What is Thanksgiving really about?
Well, it is another Nomad Thanksgiving day for me. And while my American brothers and sisters are busy being grateful for Butterballs, the NFL, and $100 Sony TVs on Black Friday, I sit here, alone in the forest, and contemplate gratitude. Do I have a right to feel grateful for having this gorgeous forest camp all to myself? For the sky and the trees and the crunchy autumn leaves?
My mind returns to the remembrance of a tweet from a man of the Cherokee Nation after “Nomadland” came out. “Nomadland is literally a film that wistfully celebrates how white people have ability to become ‘free’ in land evacuated of Indigenous peoples.” he wrote.
My immediate gut reaction was to deny his interpretation. Yet, months after reading this tweet, it has stuck with me. Is it true?
Yeah, it kind of is…
Today, I will give in to that truth.
Today, I acknowledge how privileged I am to live life the way I do; to walk once-sacred grounds, to be one with the trees, the birds, the sky, to feel as though I have a right to this public land, and this life that was stripped away from others.
Original Nomad Life
Nomading is not new. First Nation people have been nomads for tens of thousands of years. The Arapaho, Blackfoot, Cheyenne, and other Plains tribes followed the Buffalo and lived in Tipis. We tend to forget this fact and instead, self-righteously believe we are the pioneers of modern-day America. Boldly shunning a world we do not fit in, do not want, and did not ask for. Sure, in that way we have much in common with the Indigenous Peoples.

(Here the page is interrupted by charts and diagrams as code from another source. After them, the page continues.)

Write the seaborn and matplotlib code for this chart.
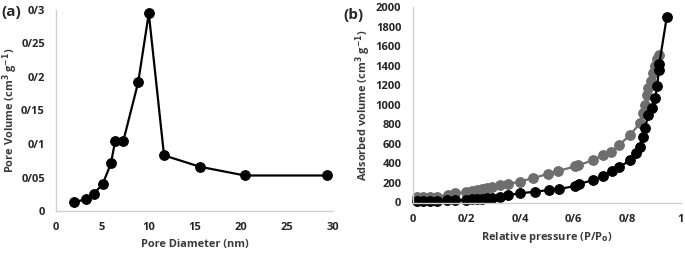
import numpy as np
import pandas as pd
import seaborn as sns
import matplotlib.pyplot as plt
from matplotlib.ticker import FuncFormatter, MultipleLocator

# panel (a): pore size distribution
pore_diameter = [1.95, 3.2, 4.1, 5.05, 5.95, 6.4, 7.3, 8.9, 10.05, 11.7, 15.6, 20.45, 29.3]
pore_volume = [0.013, 0.0175, 0.026, 0.040, 0.071, 0.104, 0.105, 0.192, 0.295, 0.083, 0.066, 0.053, 0.053]

# panel (b): isotherm, black branch
p_black = [0.0155, 0.040, 0.065, 0.09, 0.127, 0.158, 0.2, 0.22, 0.239, 0.258, 0.276, 0.295,
           0.326, 0.357, 0.40, 0.456, 0.510, 0.547, 0.605, 0.621, 0.673, 0.708, 0.742, 0.770,
           0.81, 0.832, 0.847, 0.857, 0.866, 0.878, 0.891, 0.903, 0.912, 0.917, 0.919, 0.947]
v_black = [20, 20, 20, 20, 22, 22, 28, 32, 35, 38, 42, 45,
           60, 77, 94, 111, 128, 138, 169, 190, 230, 275, 326, 360,
           435, 504, 572, 674, 760, 897, 965, 1067, 1194, 1360, 1420, 1900]

# panel (b): isotherm, gray branch
p_gray = [0.015, 0.04, 0.065, 0.09, 0.133, 0.158, 0.2, 0.22, 0.239, 0.258, 0.276, 0.295,
          0.326, 0.357, 0.40, 0.45, 0.506, 0.543, 0.605, 0.618, 0.673, 0.708, 0.739, 0.770,
          0.81, 0.847, 0.86, 0.866, 0.872, 0.878, 0.888, 0.897, 0.905, 0.912, 0.919]
v_gray = [55, 55, 57, 58, 80, 95, 105, 120, 130, 138, 148, 155,
          175, 190, 215, 250, 295, 323, 370, 380, 435, 487, 520, 589,
          692, 811, 914, 1000, 1100, 1170, 1250, 1324, 1400, 1470, 1511]

sns.set_style('white')
plt.rcParams['font.family'] = ['Open Sans', 'DejaVu Sans']

fig = plt.figure(figsize=(6.85, 2.56), dpi=100)
ax1 = fig.add_axes([56 / 685, 45 / 256, 277 / 685, 201 / 256])
ax2 = fig.add_axes([412.5 / 685, 53.5 / 256, 268.5 / 685, 195.2 / 256])

def slash_fmt(v, pos):
    s = f'{v:g}'
    return s.replace('.', '/')

label_kw = dict(fontsize=7.9, fontweight='bold', color='#3a3a3a')
grid_col = '#d0d0d0'

# (a)
sns.lineplot(x=pore_diameter, y=pore_volume, ax=ax1, color='black', marker='o', sort=False,
             markersize=7, markeredgecolor='black', linewidth=1.6)
ax1.set_xlim(0, 30)
ax1.set_ylim(0, 0.3)
ax1.xaxis.set_major_locator(MultipleLocator(5))
ax1.yaxis.set_major_locator(MultipleLocator(0.05))
ax1.set_xlabel('Pore Diameter (nm)', labelpad=4, **label_kw)
ax1.set_ylabel('Pore Volume (cm$^\\mathbf{3}$ g$^\\mathbf{-1}$)', labelpad=1, **label_kw)

# (b)
sns.lineplot(x=p_gray, y=v_gray, ax=ax2, color='#6e6e6e', marker='o', sort=False,
             markersize=7, markeredgecolor='#6e6e6e', linewidth=1.6)
sns.lineplot(x=p_black, y=v_black, ax=ax2, color='black', marker='o', sort=False,
             markersize=7, markeredgecolor='black', linewidth=1.6)
ax2.set_xlim(0, 1)
ax2.set_ylim(0, 2000)
ax2.xaxis.set_major_locator(MultipleLocator(0.2))
ax2.yaxis.set_major_locator(MultipleLocator(200))
ax2.set_xlabel('Relative pressure (P/P$_\\mathbf{o}$)', labelpad=4, **label_kw)
ax2.set_ylabel('Adsorbed volume (cm$^\\mathbf{3}$ g$^\\mathbf{-1}$)', labelpad=2, **label_kw)

for ax in (ax1, ax2):
    ax.xaxis.set_major_formatter(FuncFormatter(slash_fmt))
    ax.yaxis.set_major_formatter(FuncFormatter(slash_fmt))
    sns.despine(ax=ax)
    for side in ('left', 'bottom'):
        ax.spines[side].set_color(grid_col)
        ax.spines[side].set_linewidth(1.0)
    ax.tick_params(length=0, pad=8)
    for lab in ax.get_xticklabels() + ax.get_yticklabels():
        lab.set_fontsize(8)
        lab.set_fontweight('bold')
    for line in ax.lines:
        line.set_clip_on(False)

fig.text(0.002, 0.955, '(a)', fontsize=11, fontweight='bold', va='center', ha='left')
fig.text(343 / 685, 0.94, '(b)', fontsize=11, fontweight='bold', va='center', ha='left')

fig.savefig('out.png', dpi=100)
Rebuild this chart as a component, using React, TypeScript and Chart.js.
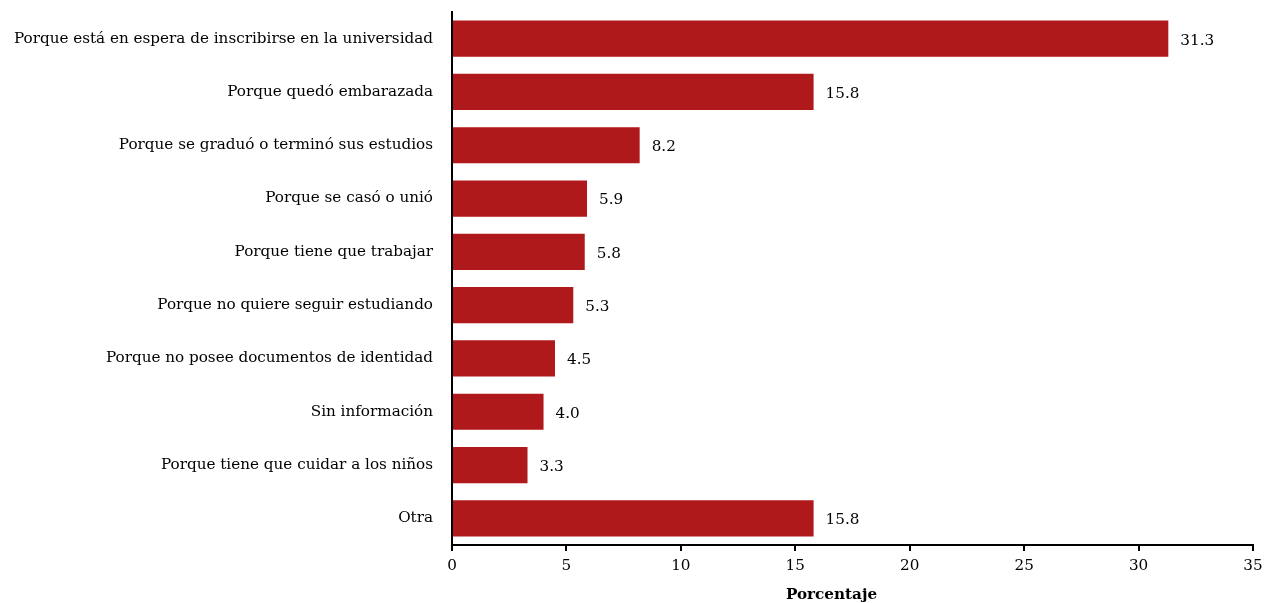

But in reality, we could not be more different. Colonialism, war, assimilation, broken treaties, and time have made me the de-facto beneficiary of something lost–no, that’s too easy–something stolen.
So what is Thanksgiving supposed to mean for non-native Americans then? I really don’t know. But I can not just celebrate the day without recognizing this truth.
Let today be a day of honor.
Today, I will make new traditions that will honor and embrace the people, the culture, and the way of life that was vanquished; all but erased from our culture.
Today, I will walk in the woods and let my feet carry my mind to a world that could have been. An old world that is pure, meaningful, and buried too deep beneath the mores of productivity, progress, and profit of today’s world.
Today, I will meditate (oh who am I kidding, I’ll sit in the pine needles and try to pretend I don’t hear the freeway a couple miles away). I’ll watch the trees sway in the wind, shedding their fall sweaters. I’ll watch Sadie sniff out every log and branch and trapper’s hole in the ground. I’ll listen to the birds and breathe in the cool crisp morning air.
Let today be humbling.
Today, I will give thanks to the people, the culture, the way of life that was lost so that I could have the life I do.
Today I will be thankful to our mother Earth, the provider of all life.
Today, I will prepare my camp for rain and wonder what it would have been like living in a tipi during the rain.
I will make a meal and imagine the same ingredients: sweet potato, corn, and onions picked from a garden or field from the tribal camp.
I will contemplate my fortune and my privilege, paying homage to the brave warriors(Dahnawa Danatlihi in Cherokee), mothers(Okasu in Algonquian), and children(wah-ky-yeh-ja in Lakota- literally meaning “sacred gift”) who should be here, celebrating this glorious day alongside me.